Why Preserving Endangered Languages Matters — More Than Words
- Deepa Pawar

- Dec 21, 2025
- 2 min read
When I think about languages, I don’t just see only words — I see identity, memory, culture, and human dignity.
I grew up in a basti in Mumbai, speaking Ghisadi Arsi Parsi with my friends — a language that carried our stories, jokes, fears, and ways of seeing the world. But even then, I remember being discouraged from speaking it in school, as if it were something to be hidden rather than celebrated. That memory stayed with me — not as nostalgia, but as a reminder of how languages can be quietly erased unless we resist that erasure.
In India, this loss is not abstract. The 1961 census recorded 1,652 languages, a testament to our incredible cultural diversity. Today, over 220 languages have already disappeared, and nearly 197 more are categorized as endangered — slipping toward silence unless we act.
For communities like mine — the Nomadic and Denotified Tribes (NT-DNT) — language is far more than speech. It is heritage, belonging, ways of thinking and belonging that have survived centuries of stigma and marginalisation. Many from these communities hide their identities out of fear, and along with identity, the languages of our ancestors are fading too.

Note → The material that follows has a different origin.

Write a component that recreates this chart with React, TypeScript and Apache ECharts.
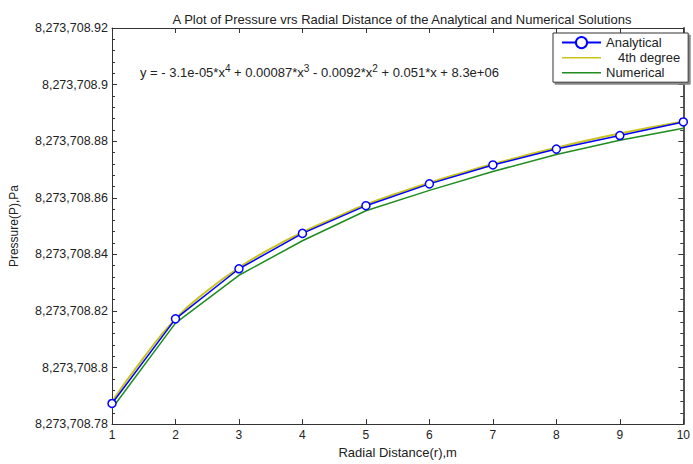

That’s why I began working on documenting and preserving Ghisadi Arsi Parsi — not as an academic project, but as a commitment to visibility, memory, and dignity. I started by creating a creative dictionary, recording everyday phrases and words before they vanished from use. And I have tried to open dialogues across spaces about why community languages must be preserved — not just for nostalgia, but because when a language dies, a worldview dies with it.
In my view:
Language is community memory — it carries traditions, songs, stories, and the way a people make sense of the world.
Language is identity — to take a language away is to take away a part of a people’s self.
And most importantly, preserving endangered languages is a fight for justice, because every language lost is a muted voice of a community that has already been pushed to the margins.
This fight is urgent, not optional. Preserving a language is preserving the soul of a community, and it is inseparable from the broader struggle for equality, dignity, and rights that I and many others work for every day.